Renee Brown, a Palm Springs Historical Society curator and city council candidate who also came to city hall to watch, has said Bogert had become an easy scapegoat in a complicated issue.

“Blaming Frank Bogert for Section 14 is like saying Christy Holstege is the only person responsible for homelessness,” she said Wednesday, referring to the current councilwoman and former mayor.

The statue controversy began in earnest in April 2021, when the Palm Springs Human Rights Commission voted to recommend its removal because of Bogert’s role in the Section 14 evictions.

In September, the city council unanimously agreed and ordered staff to begin devising a removal process. The move got the OK of the city’s Historic Site Preservation Board in February.

After members of Friends of Frank Bogert sued, a Riverside County Superior Court judge temporarily blocked removal in May. But after a hearing in June, she declined to extend that order, freeing the city to take it down.

By Tuesday evening, metal fences and “keep out” signs had been placed around the site. On Wednesday morning, several American flags had been placed just inside the fencing.

Amado Salinas II, who held a sit-in at the statue when the city first attempted to move it in May,  succeeding in delaying the removal, later picked up the flags at the request of police.

When asked who had placed the flags, Salinas said it had been members of the Friends of Frank Bogert who wanted to honor Bogert’s military service as well as his service to the city.

Salinas was not planning any more sit-ins, saying the friends group planned to respect the judge’s decision to allow the statue’s removal.

Even though the judge, Carol A. Greene, declined to block the removal, she said the city could have to move it back to its pedestal at city hall if the lawsuit from Bogert supporters ultimately prevails.

Norm King, a former Palm Springs city manager and one of the directors of the Friends of Frank Bogert, said the city should have kept the statue in place until a final ruling had been made.

“There is no need to do this now,” King said. “Just let it play out.”

David Brinkman, a noted Palm Springs architect and another leader of the group, called the removal of the statue “wrong in so many ways,” saying it’s based and wrong or incomplete information about the Section 14 evictions and Bogert’s role.

Brinkman said the prolonged controversy could have been avoided if the city had long ago come to Bogert’s widow, Negie, and asked for her blessing to move the statue to the Village Green.
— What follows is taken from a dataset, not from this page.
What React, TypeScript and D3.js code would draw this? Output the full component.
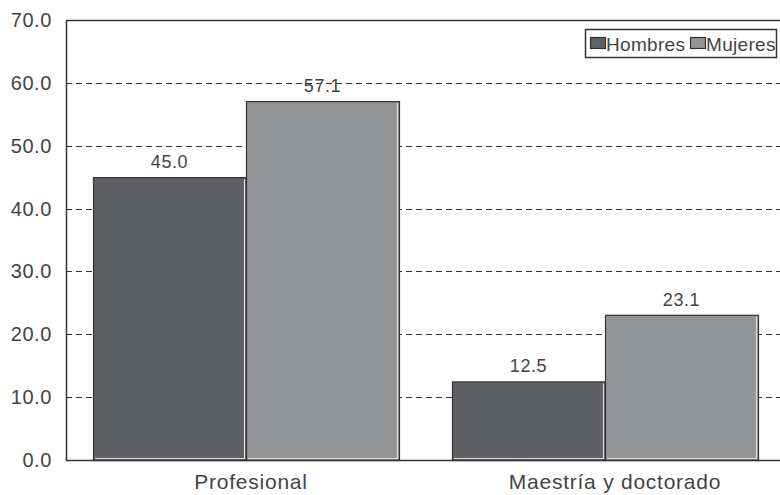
import React from "react";
import * as d3 from "d3";

const categories = ["Profesional", "Maestría y doctorado"];
const seriesNames = ["Hombres", "Mujeres"];
const hombres = [45.0, 12.5];
const mujeres = [57.1, 23.1];
const yTicks = [0, 10, 20, 30, 40, 50, 60, 70];
const colors = ["#5f6063", "#939496"];

const W = 780;
const H = 495;
const left = 66;
const top = 20;
const bottom = 460;
const right = 784;
const font = "'Liberation Sans', Arial, sans-serif";
const textColor = "#444";

export default function App() {
  const y = d3.scaleLinear().domain([0, 70]).range([bottom, top]);
  const x0 = d3.scaleBand<string>().domain(categories).range([left, right]).padding(0);
  const xLabel = d3.scaleBand<string>().domain(categories).range([left + 3, right + 13]).padding(0);
  const x1 = d3
    .scaleBand<string>()
    .domain(seriesNames)
    .range([27, x0.bandwidth() - 26])
    .padding(0);
  const values = [hombres, mujeres];

  return (
    <svg
      width={W}
      height={H}
      style={{ position: "absolute", left: 0, top: 0, background: "#fff" }}
      fontFamily={font}
    >
      <rect x={0} y={0} width={W} height={H} fill="#fff" />
      {/* grid lines */}
      {yTicks
        .filter((t) => t > 0 && t < 70)
        .map((t) => (
          <line
            key={t}
            x1={left}
            x2={W}
            y1={Math.round(y(t)) + 0.5}
            y2={Math.round(y(t)) + 0.5}
            stroke="#333"
            strokeWidth={1}
            strokeDasharray="6,4"
          />
        ))}
      {/* bars */}
      {categories.map((c, ci) =>
        seriesNames.map((s, si) => {
          const v = values[si][ci];
          const bx = (x0(c) as number) + (x1(s) as number);
          const by = y(v);
          const bw = x1.bandwidth();
          const bh = bottom - by;
          return (
            <g key={c + s}>
              <rect x={bx + 0.5} y={by + 0.5} width={bw} height={bh} fill={colors[si]} stroke="#333" strokeWidth={1.2} />
              <line x1={bx + 2} x2={bx + bw - 1} y1={bottom - 1.5} y2={bottom - 1.5} stroke="#ddd" strokeWidth={1.2} />
              <line x1={bx + bw - 1.5} x2={bx + bw - 1.5} y1={by + 2} y2={bottom - 1} stroke="#ddd" strokeWidth={1.2} />
              <text
                x={bx + bw / 2}
                y={by - 9}
                textAnchor="middle"
                fontSize={18}
                fill={textColor}
                letterSpacing={0.6}
              >
                {v.toFixed(1)}
              </text>
            </g>
          );
        })
      )}
      {/* frame */}
      <line x1={left} x2={W} y1={top + 0.5} y2={top + 0.5} stroke="#333" strokeWidth={1.5} />
      <line x1={left} x2={W} y1={bottom + 0.5} y2={bottom + 0.5} stroke="#333" strokeWidth={1.5} />
      <line x1={left + 0.5} x2={left + 0.5} y1={top} y2={bottom + 1} stroke="#333" strokeWidth={1.5} />
      {/* y tick labels */}
      {yTicks.map((t) => (
        <text
          key={t}
          x={52}
          y={y(t) + 7}
          textAnchor="end"
          fontSize={20}
          fill={textColor}
          letterSpacing={0.6}
        >
          {t.toFixed(1)}
        </text>
      ))}
      {/* x labels */}
      {categories.map((c) => (
        <text
          key={c}
          x={(xLabel(c) as number) + xLabel.bandwidth() / 2}
          y={489}
          textAnchor="middle"
          fontSize={21}
          fill={textColor}
          letterSpacing={0.75}
        >
          {c}
        </text>
      ))}
      {/* legend */}
      <rect x={585.5} y={29.5} width={191} height={28} fill="#fff" stroke="#333" strokeWidth={1.5} />
      {seriesNames.map((s, i) => {
        const lx = i === 0 ? 590 : 690;
        return (
          <g key={s}>
            <rect x={lx + 0.5} y={37.5} width={15} height={11} fill={colors[i]} stroke="#333" strokeWidth={1.2} />
            <text x={lx + 16} y={50.5} fontSize={19} fill={textColor} letterSpacing={0.3}>
              {s}
            </text>
          </g>
        );
      })}
    </svg>
  );
}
Both Negie Bogert and the friends group announced in June they support that move as a way to resolve the litigation.

With the statue gone from city hall, attention turned to the future of both the statue and the city hall site where it once sat.

The city and the contractor are discussing plans for storing the statue on a pallet briefly or, if needed, for the long term in a crate, said Arlene Amick, owner of Art Collective Fine Art Services.
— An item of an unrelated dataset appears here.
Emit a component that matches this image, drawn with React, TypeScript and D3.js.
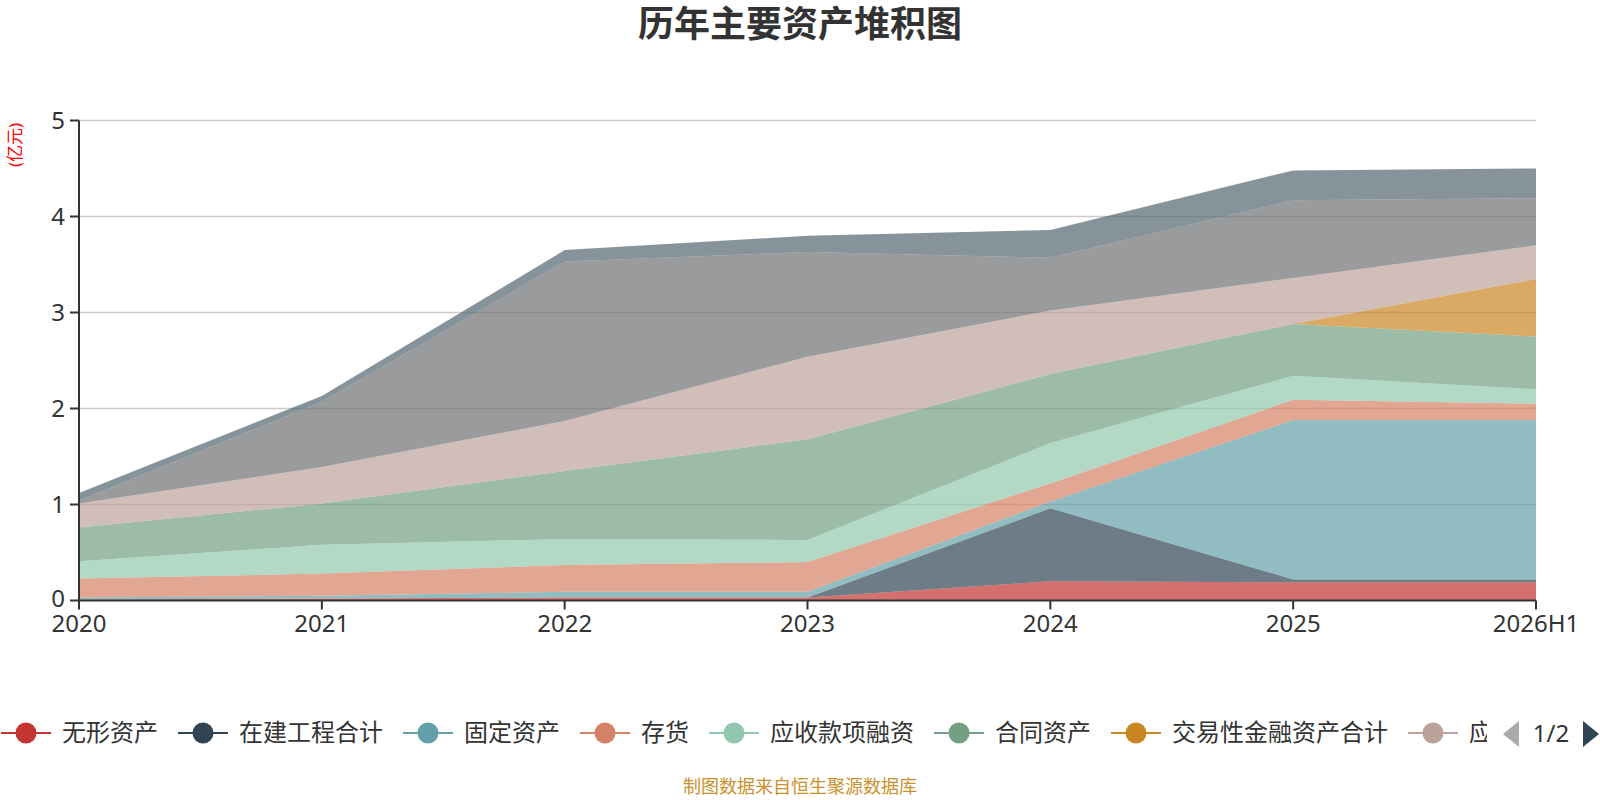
import { useEffect, useRef } from 'react';
import * as d3 from 'd3';

const years = ['2020', '2021', '2022', '2023', '2024', '2025', '2026H1'];

const seriesNames = [
  '无形资产',
  '在建工程合计',
  '固定资产',
  '存货',
  '应收款项融资',
  '合同资产',
  '交易性金融资产合计',
  '应收账款',
  '货币资金',
  '预付款项',
];

// 亿元
const intangible = [0.01, 0.02, 0.03, 0.03, 0.2, 0.19, 0.19];
const construction = [0, 0, 0, 0, 0.76, 0.03, 0.03];
const fixedAssets = [0.02, 0.03, 0.06, 0.06, 0.07, 1.66, 1.66];
const inventory = [0.2, 0.23, 0.28, 0.31, 0.19, 0.21, 0.17];
const receivablesFinancing = [0.18, 0.3, 0.27, 0.23, 0.42, 0.25, 0.15];
const contractAssets = [0.35, 0.43, 0.71, 1.05, 0.72, 0.54, 0.55];
const tradingAssets = [0, 0, 0, 0, 0, 0, 0.6];
const receivables = [0.25, 0.38, 0.52, 0.86, 0.66, 0.48, 0.35];
const cash = [0.03, 0.68, 1.66, 1.09, 0.55, 0.81, 0.49];
const prepayments = [0.08, 0.06, 0.12, 0.17, 0.29, 0.31, 0.31];

const seriesValues = [
  intangible,
  construction,
  fixedAssets,
  inventory,
  receivablesFinancing,
  contractAssets,
  tradingAssets,
  receivables,
  cash,
  prepayments,
];

const yTicks = [0, 1, 2, 3, 4, 5];

const palette = [
  '#c23531',
  '#2f4554',
  '#61a0a8',
  '#d48265',
  '#91c7ae',
  '#749f83',
  '#ca8622',
  '#bda29a',
  '#6e7074',
  '#546570',
];

const FONT = '"Noto Sans", "Noto Sans CJK SC", sans-serif';

export default function App() {
  const svgRef = useRef<SVGSVGElement>(null);
  const width = 1600;
  const height = 800;

  useEffect(() => {
    if (!svgRef.current) return;
    const svg = d3.select(svgRef.current);
    svg.selectAll('*').remove();

    const left = 79;
    const right = 1536;
    const top = 120.5;
    const bottom = 600.5;

    const rows = years.map((year, i) => {
      const row: { [key: string]: string | number } = { year };
      seriesNames.forEach((name, s) => {
        row[name] = seriesValues[s][i];
      });
      return row;
    });

    const series = d3.stack<{ [key: string]: string | number }>().keys(seriesNames)(rows);

    const x = d3.scalePoint<string>().domain(years).range([left, right]);
    const y = d3.scaleLinear().domain([0, 5]).range([bottom, top]);

    // grid
    svg
      .append('g')
      .selectAll('line')
      .data(yTicks.filter((t) => t > 0))
      .enter()
      .append('line')
      .attr('x1', left)
      .attr('x2', right)
      .attr('y1', (d) => y(d))
      .attr('y2', (d) => y(d))
      .attr('stroke', '#cccccc')
      .attr('stroke-width', 1.5);

    // stacked areas
    const area = d3
      .area<d3.SeriesPoint<{ [key: string]: string | number }>>()
      .x((d) => x(d.data.year as string) || 0)
      .y0((d) => y(d[0]))
      .y1((d) => y(d[1]));

    svg
      .append('g')
      .selectAll('path')
      .data(series)
      .enter()
      .append('path')
      .attr('d', (d) => area(d) || '')
      .attr('fill', (_d, i) => palette[i])
      .attr('fill-opacity', 0.7);

    // axes
    const axisColor = '#333333';
    svg
      .append('line')
      .attr('x1', left)
      .attr('x2', left)
      .attr('y1', top)
      .attr('y2', bottom)
      .attr('stroke', axisColor)
      .attr('stroke-width', 2);
    svg
      .append('line')
      .attr('x1', left)
      .attr('x2', right)
      .attr('y1', bottom)
      .attr('y2', bottom)
      .attr('stroke', axisColor)
      .attr('stroke-width', 2);

    yTicks.forEach((t) => {
      svg
        .append('line')
        .attr('x1', left - 9)
        .attr('x2', left)
        .attr('y1', y(t))
        .attr('y2', y(t))
        .attr('stroke', axisColor)
        .attr('stroke-width', 2);
      svg
        .append('text')
        .attr('x', left - 14)
        .attr('y', y(t) - (t === 0 ? 2 : 0))
        .attr('dy', '0.35em')
        .attr('text-anchor', 'end')
        .attr('font-family', FONT)
        .attr('font-size', 24)
        .attr('fill', '#333')
        .text(t);
    });

    years.forEach((yr) => {
      const px = x(yr) || 0;
      svg
        .append('line')
        .attr('x1', px)
        .attr('x2', px)
        .attr('y1', bottom)
        .attr('y2', bottom + 9)
        .attr('stroke', axisColor)
        .attr('stroke-width', 2);
      svg
        .append('text')
        .attr('x', px)
        .attr('y', 632)
        .attr('text-anchor', 'middle')
        .attr('font-family', FONT)
        .attr('font-size', 24)
        .attr('fill', '#333')
        .text(yr);
    });

    // y axis name
    svg
      .append('text')
      .attr('transform', 'translate(21,145) rotate(-90)')
      .attr('text-anchor', 'middle')
      .attr('font-family', FONT)
      .attr('font-size', 17)
      .attr('fill', '#ff0000')
      .text('(亿元)');

    // title
    svg
      .append('text')
      .attr('x', 800)
      .attr('y', 37)
      .attr('text-anchor', 'middle')
      .attr('font-family', FONT)
      .attr('font-size', 36)
      .attr('font-weight', 'bold')
      .attr('fill', '#333')
      .text('历年主要资产堆积图');

    // legend (page 1 of 2, last item cut by the page controls)
    svg
      .append('clipPath')
      .attr('id', 'legend-clip')
      .append('rect')
      .attr('x', 0)
      .attr('y', 700)
      .attr('width', 1487)
      .attr('height', 70);

    const legend = svg.append('g').attr('clip-path', 'url(#legend-clip)');
    const ly = 733;
    let cx = 26;
    seriesNames.slice(0, 8).forEach((name, i) => {
      legend
        .append('line')
        .attr('x1', cx - 25)
        .attr('x2', cx + 25)
        .attr('y1', ly)
        .attr('y2', ly)
        .attr('stroke', palette[i])
        .attr('stroke-width', 2);
      legend
        .append('circle')
        .attr('cx', cx)
        .attr('cy', ly)
        .attr('r', 10.5)
        .attr('fill', palette[i]);
      legend
        .append('text')
        .attr('x', cx + 36)
        .attr('y', ly)
        .attr('dy', '0.35em')
        .attr('font-family', FONT)
        .attr('font-size', 24)
        .attr('fill', '#333')
        .text(i === 7 ? name.slice(0, 1) : name);
      cx += 36 + name.length * 24 + 45;
    });

    // page controls
    svg
      .append('path')
      .attr('d', `M1519,721 L1503,734 L1519,747 Z`)
      .attr('fill', '#aaaaaa');
    svg
      .append('text')
      .attr('x', 1551)
      .attr('y', 734)
      .attr('dy', '0.35em')
      .attr('text-anchor', 'middle')
      .attr('font-family', FONT)
      .attr('font-size', 24)
      .attr('fill', '#333')
      .text('1/2');
    svg
      .append('path')
      .attr('d', `M1583,721 L1599,734 L1583,747 Z`)
      .attr('fill', '#2f4554');

    // source note
    svg
      .append('text')
      .attr('x', 800)
      .attr('y', 793)
      .attr('text-anchor', 'middle')
      .attr('font-family', FONT)
      .attr('font-size', 18)
      .attr('fill', '#c9912b')
      .text('制图数据来自恒生聚源数据库');
  }, []);

  return (
    <svg
      ref={svgRef}
      width={width}
      height={height}
      viewBox={`0 0 ${width} ${height}`}
      style={{ position: 'absolute', left: 0, top: 0, background: '#fff' }}
    />
  );
}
Mayor Lisa Middleton told The Desert Sun in June that the Village Green has not “won broad acceptance in the community” as a new home for the statue. She has suggested Sunrise Park, an idea the city council has not formally considered; or the Neuro Vitality Center on East Alejo Road not far from city hall, which the friends group’s lawyer, Rod Pacheco, said is not visible enough.
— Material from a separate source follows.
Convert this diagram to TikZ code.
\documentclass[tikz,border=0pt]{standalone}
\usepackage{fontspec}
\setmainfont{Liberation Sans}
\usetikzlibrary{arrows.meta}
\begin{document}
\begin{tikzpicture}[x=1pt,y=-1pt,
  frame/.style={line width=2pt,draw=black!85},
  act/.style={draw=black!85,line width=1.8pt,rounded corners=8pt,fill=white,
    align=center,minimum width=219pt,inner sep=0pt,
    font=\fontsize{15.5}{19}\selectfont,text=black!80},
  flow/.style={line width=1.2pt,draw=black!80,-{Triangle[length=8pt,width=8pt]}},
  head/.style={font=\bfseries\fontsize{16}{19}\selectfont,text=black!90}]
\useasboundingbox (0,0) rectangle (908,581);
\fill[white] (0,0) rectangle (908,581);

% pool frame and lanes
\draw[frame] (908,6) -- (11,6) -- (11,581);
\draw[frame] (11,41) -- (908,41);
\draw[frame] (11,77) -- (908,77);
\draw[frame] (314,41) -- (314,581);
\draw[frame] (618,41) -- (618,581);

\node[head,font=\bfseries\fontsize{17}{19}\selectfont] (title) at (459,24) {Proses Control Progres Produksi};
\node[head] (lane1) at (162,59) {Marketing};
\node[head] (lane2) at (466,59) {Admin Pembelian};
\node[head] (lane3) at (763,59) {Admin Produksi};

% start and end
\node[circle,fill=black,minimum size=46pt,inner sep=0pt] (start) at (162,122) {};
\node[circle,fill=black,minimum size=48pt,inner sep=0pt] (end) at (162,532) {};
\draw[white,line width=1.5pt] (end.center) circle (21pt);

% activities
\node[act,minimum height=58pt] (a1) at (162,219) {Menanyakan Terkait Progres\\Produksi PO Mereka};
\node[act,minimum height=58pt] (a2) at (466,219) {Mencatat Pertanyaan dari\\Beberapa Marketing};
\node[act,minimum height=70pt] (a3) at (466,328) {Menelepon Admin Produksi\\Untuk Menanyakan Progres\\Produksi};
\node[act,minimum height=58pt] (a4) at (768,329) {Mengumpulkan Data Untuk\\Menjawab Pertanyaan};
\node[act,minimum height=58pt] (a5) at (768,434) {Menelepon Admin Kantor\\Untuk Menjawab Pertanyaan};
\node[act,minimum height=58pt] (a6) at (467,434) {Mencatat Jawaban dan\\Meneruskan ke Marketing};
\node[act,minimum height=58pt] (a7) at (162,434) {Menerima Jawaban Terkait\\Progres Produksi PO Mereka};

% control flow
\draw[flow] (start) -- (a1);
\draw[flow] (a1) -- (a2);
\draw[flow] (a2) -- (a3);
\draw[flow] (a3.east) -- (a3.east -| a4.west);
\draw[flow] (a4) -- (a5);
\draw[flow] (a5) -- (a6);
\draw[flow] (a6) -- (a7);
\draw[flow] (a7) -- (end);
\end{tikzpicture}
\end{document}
Friends of Frank Bogert put out a press release accusing the city of failing to sincerely try to find a new location, but Deputy City Attorney Ryan Guiboa said officials remain committed to finding one.

Pearl Devers, the founder of a group of former Section 14 residents, has said the group would oppose placing the statue at the Village Green or another public site, but would be OK with it being in a museum.

City spokesperson Amy Blaisdell said no decision has been made about the future of the land where the Bogert statue sat.

However, former Section 14 resident Mayfield-Taylor had some ideas, including a statue of a mayor “that really cared about their people,” such as Sonny Bono, or one of Ivory Murrell Sr., a well-known resident and church deacon in the Desert Highland Gateway Estates neighborhood who died early this year.

Pointing to the words “the people are the city” inscribed on city hall, Mayfield-Taylor said a more suitable statue would live up to that ideal.

Cynthia Sessions, who said she was removed from Section 14 with her family when she was 5, watched the statue come down Wednesday and said afterward: “It was nice to see Frank ride off into the sunset, wherever they are going to put him.”

While the removal of the statue was greeted with cheers by the former Section 14 residents Wednesday, many said they will continue to push for justice, including reparations for those evicted and their descendants. After a lengthy discussion on that topic in May, the city council instructed staff to research the issue and come up with proposals.

“This here was just one part of the puzzle,” Mayfield-Taylor said.